Located at the foot of Vesuvius, Naples is a city that carries many contradictions. On the one hand, great monuments, mainly baroque, mysterious underground and lush night life, on the other gloomy fame of the place controlled by the mafia. Beauty is mixed here with neglect, joy with a bleak legend, and the surrounding beaches are full of sun-hungry tourists every year.
Naples was founded in Roman times, but its real significance came only when the capital of the kingdom was moved here. Castles, palaces, squares and churches built by the Angevin and Bourbon dynasties today delight even the most demanding art experts. The center of the city is Plebiscito Square, next to which stands the Royal Palace and the San Carlo Theater connected to it with a colonnade. Nearby, the Royal Church modeled on the Roman Pantheon, and around the square you can see many other baroque and neoclassical buildings.

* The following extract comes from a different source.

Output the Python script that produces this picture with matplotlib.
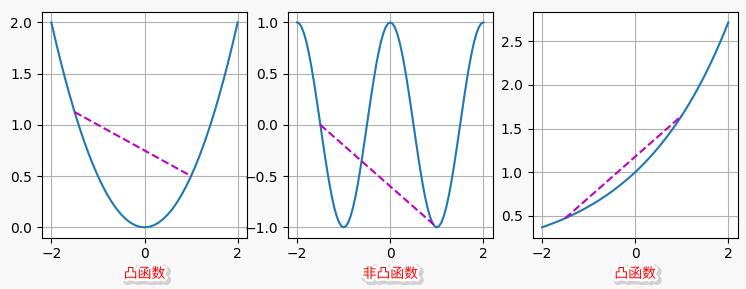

In turn, over the sea, the entrance to the port is guarded by two medieval fortified castles.
But Naples is not only the buildings that are visible at first glance, but also the underground. Around the city, hundreds of kilometers of corridors were drilled in the soft volcanic tuff. In the past, they served as water reservoirs and storage yards, during the Second World War as shelters, and some of them are now available to tourists. Some fragments are catacombs in which the dead were buried 200 or 300 years ago.
Naples is also a great base for exploring the south of Italy. From here you can organize trips to Vesuvius, to Pompeii or Herculanum or to Capri, Ischia or small Gaiola, where there is a marine nature reserve.